Circumcircle of a Triangle

The circumcircle of a triangle is the circle that passes through all three vertices of the triangle. The construction first establishes the circumcenter and then draws the circle. circumcenter of a triangle is the point where the perpendicular bisectors of the sides intersect. This page shows how to construct (draw) the circumcircle of a triangle with compass and straightedge or ruler. This construction assumes you are already familiar with Constructing the Perpendicular Bisector of a Line Segment.

Printable step-by-step instructions

The above animation is available as a printable step-by-step instruction sheet, which can be used for making handouts or when a computer is not available.

Proof

The image below is the final drawing above with the red labels added.

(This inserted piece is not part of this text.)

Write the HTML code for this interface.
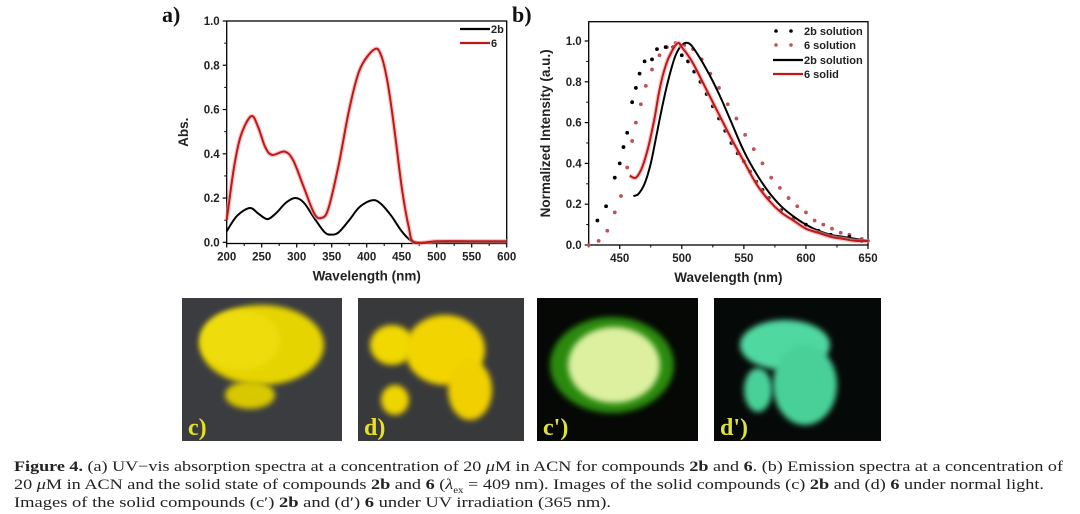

Note: This proof is almost identical to the proof in Constructing the circumcenter of a triangle.

  Argument Reason
1 JK is the perpendicular bisector of AB. By construction. For proof see Constructing the perpendicular bisector of a line segment
2 Circles exist whose center lies on the line JK and of which AB is a chord. (* see note below) The perpendicular bisector of a chord always passes through the circle's center.
3 LM is the perpendicular bisector of BC. By construction. For proof see Constructing the perpendicular bisector of a line segment
4 Circles exist whose center lies on the line LM and of which BC is a chord. (* see note below) The perpendicular bisector of a chord always passes through the circle's center.
5 The point O is the circumcenter of the triangle ABC, the center of the only circle that passes through A,B,C. O is the only point that lies on both JK and LM, and so satisfies both 2 and 4 above.
5 The circle O is the circumcircle of the triangle ABC. The circle passes through all three vertices A, B, C

  - Q.E.D

* Note
Depending where the center point lies on the bisector, there is an infinite number of circles that can satisfy this. Two of them are shown below. Steps 2 and 4 work together to reduce the possible number to just one.

Try it yourself

Click here for a printable worksheet containing two triangle circumcircle problems. When you get to the page, use the browser print command to print as many as you wish. The printed output is not copyright.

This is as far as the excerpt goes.